Mix with 50:50 water/vinegar until it is wendy's frosty consistency. Wait several minutes as it will harden up and then add water/vinegar mix again to consistency.

Few drops of honey on top supposedly helps the smell. I've always used it, so can't comment if it helps or not.

Josh


----------



## topaz017 (Jul 30, 2006)

I *think* know the answer .. but I'm going to ask it anyway's.. . If I wanted to just mix up dry goods and store them for later use... and just add water when the times comes... What would I use for a mold inhibitor/and to keep mites out that I could mix in the dry side? I know some already made mixes online have this.. but I cant figure out what they are adding.

Now, I've never made a FF culture yet... I'm getting there... So I could be asking to bake a cake from 2 glasses of water and a rock...

Cant life be easy? I just want to throw in a scoop of dry goods, add some water and yeast to the top and be done.. too simple to work?


----------



## zBrinks (Jul 16, 2006)

Thats what I do, with a slight difference: I use the 'power mix" with grape juice concentrate, molassas, and a mushed banana boiled together. Fortunately, Ive found I can make alot of it at once, then put it in an ice cube tray and freeze it. Then, when it comes time to make media, I pop 2 cubes in my mason jar, nuke it in the microwave, add the dry ingredients I premixed too (sugar, yeast, instant mashed potatoes, and condensed milk) and add a 50/50 mix of water and vinegar (also premixed in a spare gallon water jug) and let it set for a couple hours before adding flies. I also throw a coffee filter in the culture; this seems to increas productivity ALOT! I spend maybe 30 minutes every couple of months premixing everything, and maybe 5-10 minutes of actual work every week to make 3 cultures. The cultures smell nice, too, and Ive never had any problems with mold afer using this recipe. Each culture produces around 2 times the flies that my cultures using the mashed potato/honey/condensed milk/yeast mix did, and they seem to stay productive for an extra week or two.


----------



## defaced (May 23, 2005)

topaz017 said:


> I *think* know the answer .. but I'm going to ask it anyway's.. . If I wanted to just mix up dry goods and store them for later use... and just add water when the times comes... What would I use for a mold inhibitor/and to keep mites out that I could mix in the dry side?
> ...
> 
> Cant life be easy? I just want to throw in a scoop of dry goods, add some water and yeast to the top and be done.. too simple to work?


Methylparaben is the mold inhibitor you're looking for, and yes life is that easy - look at the potato flake/sugar/inactive yeast recipie on the first page. 

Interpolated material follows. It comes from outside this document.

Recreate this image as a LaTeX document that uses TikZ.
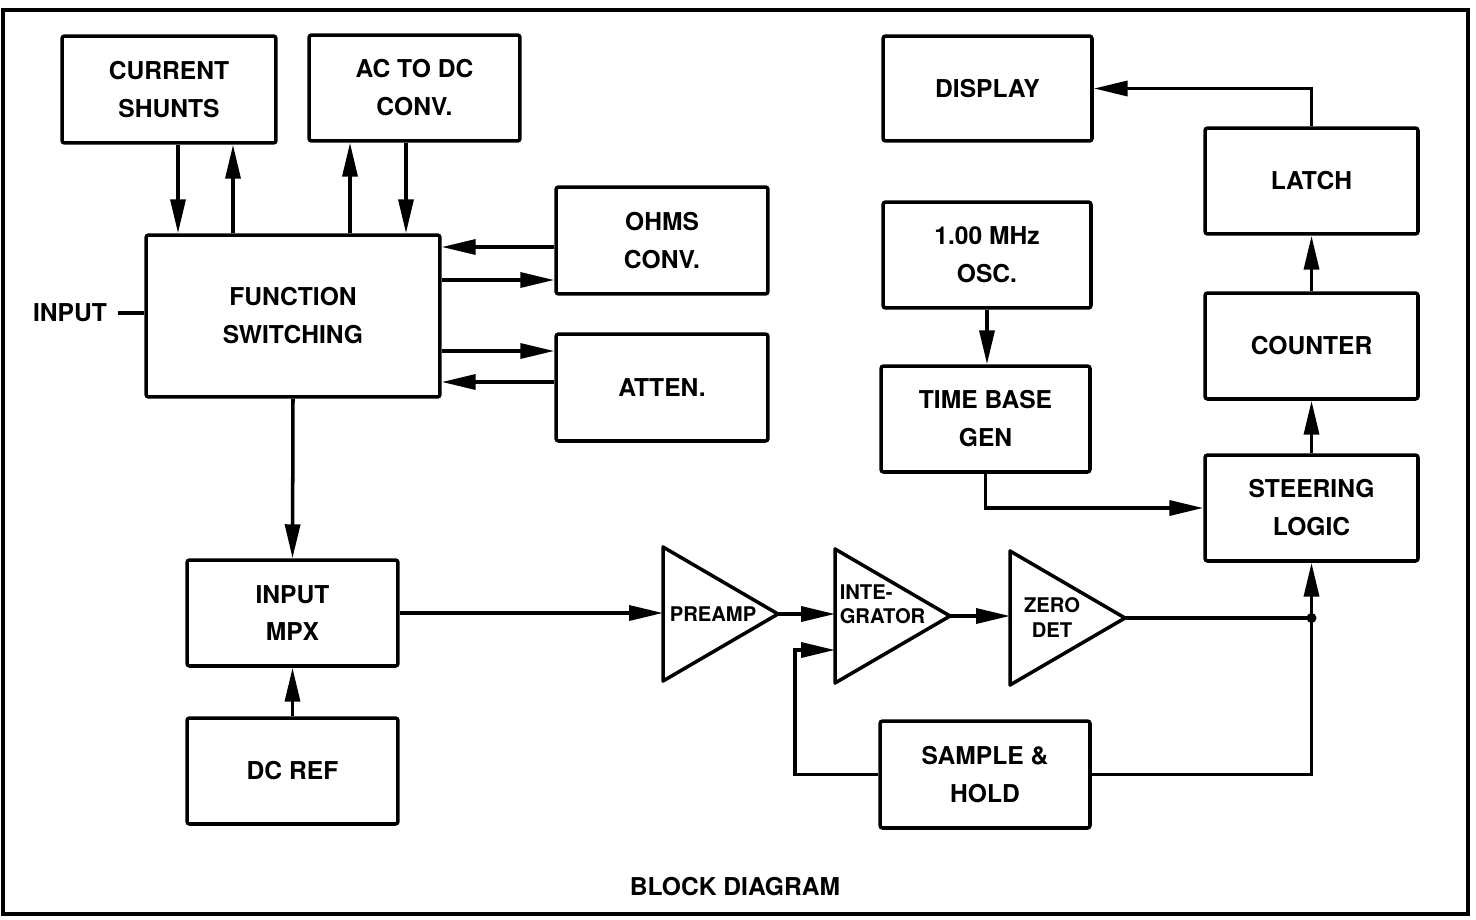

All of these places have methylparaben, here are links to the pages that have the stuff on it. 

Ed's:
Link

FlyCulture:
Link

Fruit Fly:
Link (You'll have to scroll down till you find it)

---

I've based my media off the power mix for several years. I haven't had great success for a long while now and I'm now starting to think it's because the media was cold (straight from refrigerator) when I added the yeast, hence the yeast didn't do its thing and I didn't get as many flies as I should. Next round of cultures (this weekend) is going to be a bit of an experiement to see if this is the case.

I'm also trying out contractor's paper as the filler. My first cultures from it will be hatching this weekend. I'm hoping it's sturdyness will hold up under culture conditions.


----------



## back2eight (Dec 19, 2005)

My media that I thought was a flop because it SWELLED up so big, has gone back down somehow and is the best producer I have seen yet! There is something about it that the flies must really like, because every day I am dumping out just about all the flies (even though the frogs are not eating nearly that many because the cup is BLACK with flies) and the next day it is thick with flies again. I am dumping the flies because I don't want it to crash the culture. The next morning there are hundreds more in the cup. 

However, I did find brewers yeast on ebay being sold by the pound so I bought some of it. I will try it in my next batch. This one didn't have any in it.


----------